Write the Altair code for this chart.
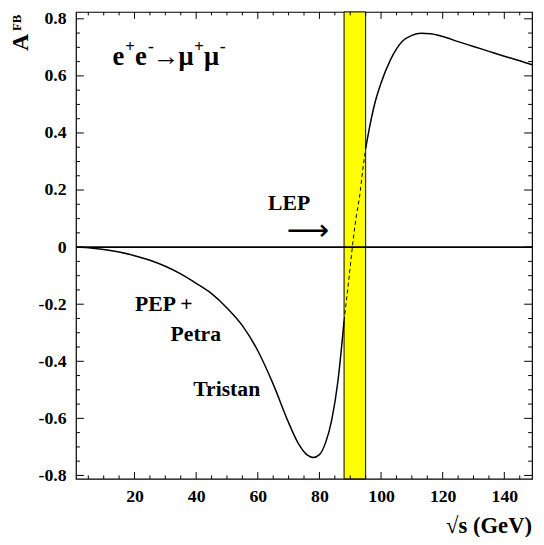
import altair as alt
import pandas as pd

# ---- data ----
sqrt_s = [1, 5, 10, 15, 20, 25, 30, 35, 40, 45, 50, 55, 60, 65, 70, 73, 76, 78,
          80, 82, 84, 86, 88, 89, 90, 91, 92, 93, 94, 95, 96, 98, 100, 103, 107,
          110, 113, 116, 120, 125, 130, 135, 140, 145, 149]
afb = [0.000, -0.002, -0.008, -0.017, -0.030, -0.046, -0.067, -0.094, -0.127,
       -0.163, -0.213, -0.275, -0.363, -0.480, -0.615, -0.685, -0.728, -0.737,
       -0.727, -0.685, -0.605, -0.470, -0.258, -0.165, -0.068, 0.030, 0.110,
       0.175, 0.265, 0.345, 0.405, 0.505, 0.575, 0.655, 0.722, 0.742, 0.749,
       0.748, 0.738, 0.720, 0.703, 0.686, 0.669, 0.653, 0.639]
lep_band = [88.0, 95.0]
x_domain = [1, 149]
y_domain = [-0.812, 0.824]
x_major = [20, 40, 60, 80, 100, 120, 140]
x_minor = [5, 10, 15, 25, 30, 35, 45, 50, 55, 65, 70, 75, 85, 90, 95, 105, 110,
           115, 125, 130, 135, 145]
y_major = [-0.8, -0.6, -0.4, -0.2, 0, 0.2, 0.4, 0.6, 0.8]
y_minor = [-0.75, -0.7, -0.65, -0.55, -0.5, -0.45, -0.35, -0.3, -0.25, -0.15,
           -0.1, -0.05, 0.05, 0.1, 0.15, 0.25, 0.3, 0.35, 0.45, 0.5, 0.55,
           0.65, 0.7, 0.75]

W, H = 463, 474
FONT = "Liberation Serif"

rows = []
for s, a in zip(sqrt_s, afb):
    if s <= lep_band[0]:
        rows.append({"s": s, "a": a, "seg": "left"})
    if lep_band[0] <= s <= lep_band[1]:
        rows.append({"s": s, "a": a, "seg": "lep"})
    if s >= lep_band[1]:
        rows.append({"s": s, "a": a, "seg": "right"})
curve = pd.DataFrame(rows)

xs = alt.Scale(domain=x_domain, nice=False, zero=False)
ys = alt.Scale(domain=y_domain, nice=False, zero=False)

lab = dict(labelFont=FONT, labelFontWeight="bold", labelFontSize=18,
           labelColor="black", ticks=False, domain=False, grid=False, title=None,
           labelExpr="'' + datum.value")

band = alt.Chart(pd.DataFrame({"lo": [lep_band[0]], "hi": [lep_band[1]]})).mark_rect(
    color="#FFFF00", stroke="black", strokeWidth=1
).encode(
    x=alt.X("lo:Q", scale=xs, axis=None), x2="hi:Q",
    y=alt.value(0), y2=alt.value(H)
)

zero = alt.Chart(pd.DataFrame({"z": [0]})).mark_rule(color="black", strokeWidth=1.6).encode(
    y=alt.Y("z:Q", scale=ys, axis=None)
)

solid = alt.Chart(curve).transform_filter(alt.datum.seg != "lep").mark_line(
    color="black", strokeWidth=1.5, interpolate="monotone"
).encode(
    x=alt.X("s:Q", scale=xs, axis=alt.Axis(orient="bottom", values=x_major,
                                             labelPadding=9, **lab)),
    y=alt.Y("a:Q", scale=ys, axis=alt.Axis(orient="left", values=y_major,
                                             labelPadding=10, **lab)),
    detail="seg:N",
)

dashed = alt.Chart(curve).transform_filter(alt.datum.seg == "lep").mark_line(
    color="black", strokeWidth=1, strokeDash=[4, 3], interpolate="monotone"
).encode(
    x=alt.X("s:Q", scale=xs, axis=None),
    y=alt.Y("a:Q", scale=ys, axis=None),
)


def xticks(values, length):
    d = alt.Chart(pd.DataFrame({"v": values}))
    bottom = d.mark_rule(color="black", strokeWidth=1).encode(
        x=alt.X("v:Q", scale=xs, axis=None), y=alt.value(H), y2=alt.value(H - length))
    top = d.mark_rule(color="black", strokeWidth=1).encode(
        x=alt.X("v:Q", scale=xs, axis=None), y=alt.value(0), y2=alt.value(length))
    return [bottom, top]


def yticks(values, length):
    d = alt.Chart(pd.DataFrame({"v": values}))
    left = d.mark_rule(color="black", strokeWidth=1).encode(
        y=alt.Y("v:Q", scale=ys, axis=None), x=alt.value(0), x2=alt.value(length))
    right = d.mark_rule(color="black", strokeWidth=1).encode(
        y=alt.Y("v:Q", scale=ys, axis=None), x=alt.value(W), x2=alt.value(W - length))
    return [left, right]


ticks = xticks(x_major, 7) + xticks(x_minor, 3.5) + yticks(y_major, 8) + yticks(y_minor, 4)


def txt(label, x, y, size, align="left", angle=0, font=FONT, weight="bold",
        baseline="middle"):
    return alt.Chart(pd.DataFrame({"t": [label]})).mark_text(
        font=font, fontWeight=weight, fontSize=size, align=align,
        baseline=baseline, angle=angle, color="black"
    ).encode(text="t:N", x=alt.value(x), y=alt.value(y))


# reaction label e+e- -> mu+mu-, built from base glyphs and raised charges
reaction = [
    txt("e", 37, 54, 27, baseline="alphabetic"),
    txt("+", 50, 41, 17, baseline="alphabetic"),
    txt("e", 60, 54, 27, baseline="alphabetic"),
    txt("-", 73, 41, 18, baseline="alphabetic"),
    txt("\u2192", 78, 54, 27, baseline="alphabetic"),
    txt("\u03bc", 104, 54, 27, baseline="alphabetic"),
    txt("+", 120, 41, 17, baseline="alphabetic"),
    txt("\u03bc", 130, 54, 27, baseline="alphabetic"),
    txt("-", 146, 41, 18, baseline="alphabetic"),
]

texts = reaction + [
    txt("LEP", 195, 194, 22),
    txt("\u27f6", 214, 222, 30, font="DejaVu Sans", weight="normal"),
    txt("PEP +", 60, 297, 22),
    txt("Petra", 96, 327, 22),
    txt("Tristan", 119, 383, 22),
    txt("\u221as (GeV)", W, 522, 23, align="right"),
    txt("A", -56, 31, 24, align="center", angle=270),
    txt("FB", -60, 11, 13, align="center", angle=270),
]

chart = alt.layer(band, zero, *ticks, solid, dashed, *texts).resolve_axis(
    x="independent", y="independent"
).properties(
    width=W, height=H,
    padding={"left": 69, "top": 0, "right": 4, "bottom": 55},
    autosize=alt.AutoSizeParams(type="none"),
).configure_view(stroke="black", strokeWidth=1.2)

chart.save("out.html", embed_options={"renderer": "svg", "actions": False})
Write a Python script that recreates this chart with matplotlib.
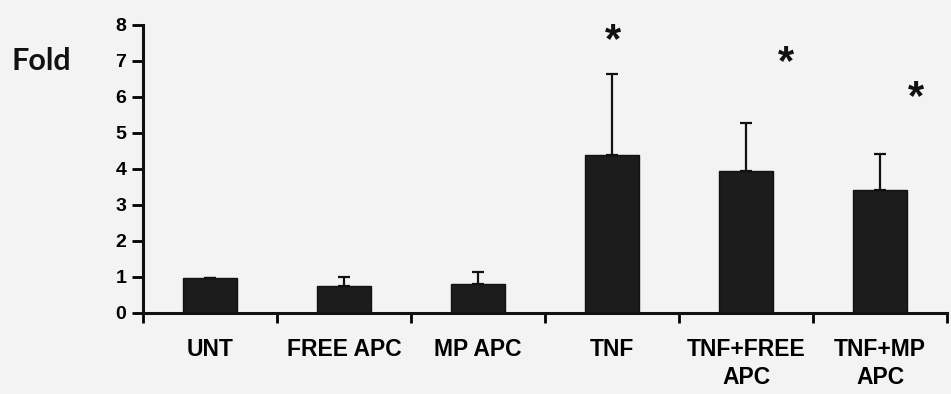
import numpy as np
import matplotlib
matplotlib.use('Agg')
from matplotlib import pyplot as plt

categories = ['UNT', 'FREE APC', 'MP APC', 'TNF', 'TNF+FREE\nAPC', 'TNF+MP\nAPC']
fold = [0.97, 0.75, 0.80, 4.38, 3.95, 3.42]
err_up = [0.0, 0.25, 0.34, 2.26, 1.33, 0.99]

# significance stars: (category index, x shift, height)
star_idx = [3, 4, 5]
star_shift = [0.01, 0.30, 0.27]
star_y = [7.56, 6.95, 5.98]

BG = '#f3f3f3'
plt.rcParams['font.family'] = ['Liberation Sans', 'DejaVu Sans']

fig = plt.figure(figsize=(9.51, 3.94), dpi=100, facecolor=BG)
ax = fig.add_axes([0.1504, 0.2056, 0.8454, 0.731], facecolor=BG)

x = np.arange(len(categories))
ax.bar(x, fold, width=0.41, color='#1c1c1c', edgecolor='#111111', linewidth=1,
       yerr=[np.zeros(len(err_up)), err_up], capsize=4.3,
       error_kw=dict(ecolor='#111111', elinewidth=1.6, capthick=1.6), zorder=2)

for i, dx, yy in zip(star_idx, star_shift, star_y):
    ax.text(i + dx, yy, '*', ha='center', va='center', fontsize=30,
            fontweight='bold', color='#111111')

ax.set_xlim(-0.5, 5.5)
ax.set_ylim(0, 8)
ax.set_yticks(range(0, 9))
ax.tick_params(axis='y', length=8, width=2, labelsize=14, pad=4)
for lab in ax.get_yticklabels():
    lab.set_fontweight('bold')

# boundary ticks on x axis, labels at the bar centres
ax.set_xticks(np.arange(-0.5, 6, 1.0))
ax.set_xticklabels([])
ax.tick_params(axis='x', which='major', length=7, width=2, direction='out')
ax.set_xticks(x, minor=True)
ax.set_xticklabels(categories, minor=True, fontsize=16.5, fontweight='bold',
                   linespacing=1.3, va='top')
ax.tick_params(axis='x', which='minor', length=0, pad=18)

for side in ['top', 'right']:
    ax.spines[side].set_visible(False)
for side in ['left', 'bottom']:
    ax.spines[side].set_linewidth(2.2)
    ax.spines[side].set_color('#111111')
ax.spines['left'].set_bounds(0, 8)

fig.text(0.012, 0.845, 'Fold', fontsize=22, fontweight='bold',
         family=['Lato', 'DejaVu Sans'], color='#111111', va='center')

fig.savefig('out.png', dpi=100, facecolor=BG)
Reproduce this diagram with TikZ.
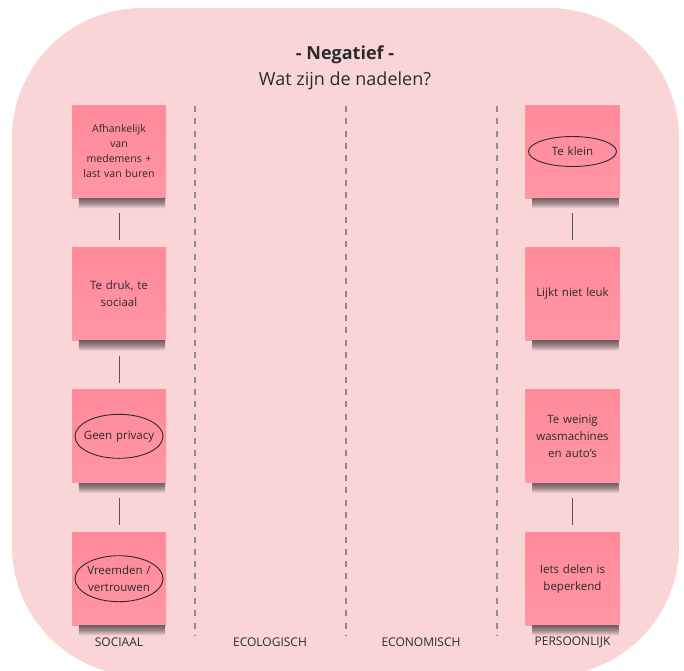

**Job:** Transcribe the opening line of the listing above, please, and every line after it through the line with "import pandas as pd", word for word, without pictures.

**The response:**
Write the Altair code for this chart.
import altair as alt
import pandas as pd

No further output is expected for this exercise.